I thought at first it was lack of professionalism. Then got into discussions with computer professionals and found they hadn’t a clue either. What it is, it seems to me, is a lack of appreciation by most in the limitation of rules and profound lack of appreciation for the quality of simplicity.
In almost all cases, fewer rules give better results. It not uncommon for me to reduce the number of lines of someone else’s code in half when adding new features. The result is easier to revise when changes come along. Subtle bugs disappear. The same thing should apply to writing laws.
We could require that any bill contain a preamble explicitly stating the intended purpose of the bill, the expected consequences, and the premises, including scientific assumptions, underlying the bill. If after five ears, evidence accumulates that the bill failed to deliver its expected benefits, had unintended harmful consequences, or that the premises underlying the bill had been invalidated by findings of fact, the bill could be challenged on such grounds, and if the court agreed with such challenges, the bill could be invalidated without further rationale.

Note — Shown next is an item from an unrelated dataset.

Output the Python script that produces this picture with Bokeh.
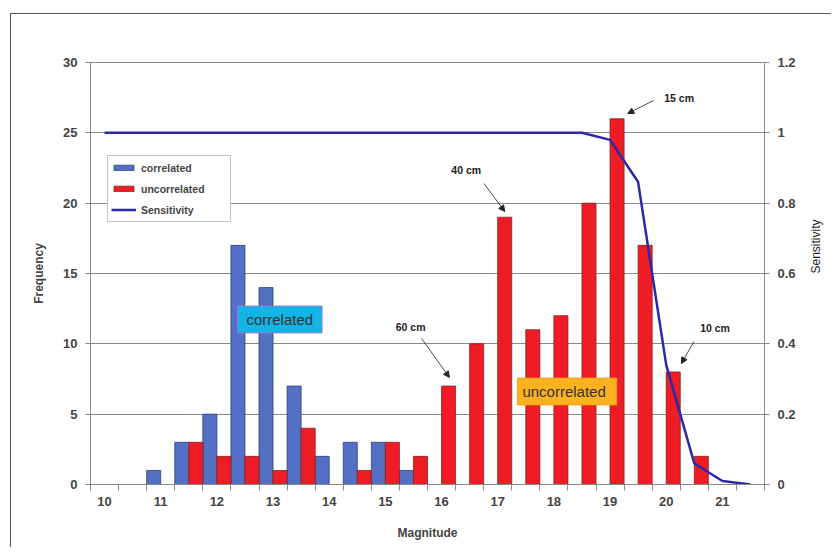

That’s a good idea Jim, but I would go even further by requiring that all laws sunset after a certain amount of time (and your five year limit seems pretty good). That way, if a law is worth preserving, it can be renewed for another five year term.
That would work for justices as well. Instead of appointing them for life, give them a ten year term; they can be appointed to another ten year term if the President so chooses at the appropriate time.
There are too many laws and lawyers and ANY group is concerned with keeping them and their brethren working. And in America now, or the last 50 years anyway, it’s mostly about someone’s ‘safety’. So lawyers write laws about permits and inspections and safety items.
We have seat belt laws because someone decided we all need to be TOLD to wear one. Same for helmets. Same, once upon a time, for speed limits.
Starting a business is worse. I have to get “Event Insurance” when I do my food concession at street fairs, art fests, etc. Most require $1 million coverage.
Because I might hurt someone selling them popcorn or soft drinks.
Did anyone see Stossel’s show a few weeks ago? He started two businesses. One in NYC, one in Hong Kong. In Hong Kong he bought a Business Permit, and went to work selling Fox News trinkets in a corner kiosk. Total cost less than $50 HK.
They never really started in NYC, because it can take as long as a year to get all the permits, licenses etc. Most businesses in NYC currently up and running could NOT get started now because of city legal crap.
Who has that kind of money? Trump and Bloomberg and guys like them.
I expect that is why we periodically read about people dying in unlicensed clubs, restaurants, or factories. It’s just easier to do it without permits which certainly makes everyone safer.
We’re about to be short of oil, gasoline, kerosene, diesel, heating oil and fertilizers. And why? Because it’s a ‘danger’ to the environment, and thus…us, to drill for oil, transport oil, and refine it into products. I’ll tell you what else is dangerous. Starving to death and freezing to death.
Hopefully the lawyers who are currently in charge of our legal system and laws, won’t wind up in kangaroo courts, run by citizens with no legal training, paying for problems they didn’t cause, with rope bought from China, because it’s cheaper to import than it is to make here, because of wage and permit regulations.
Few people care where the rope was made when they’re dropping. That’s last is just a supposition, of course.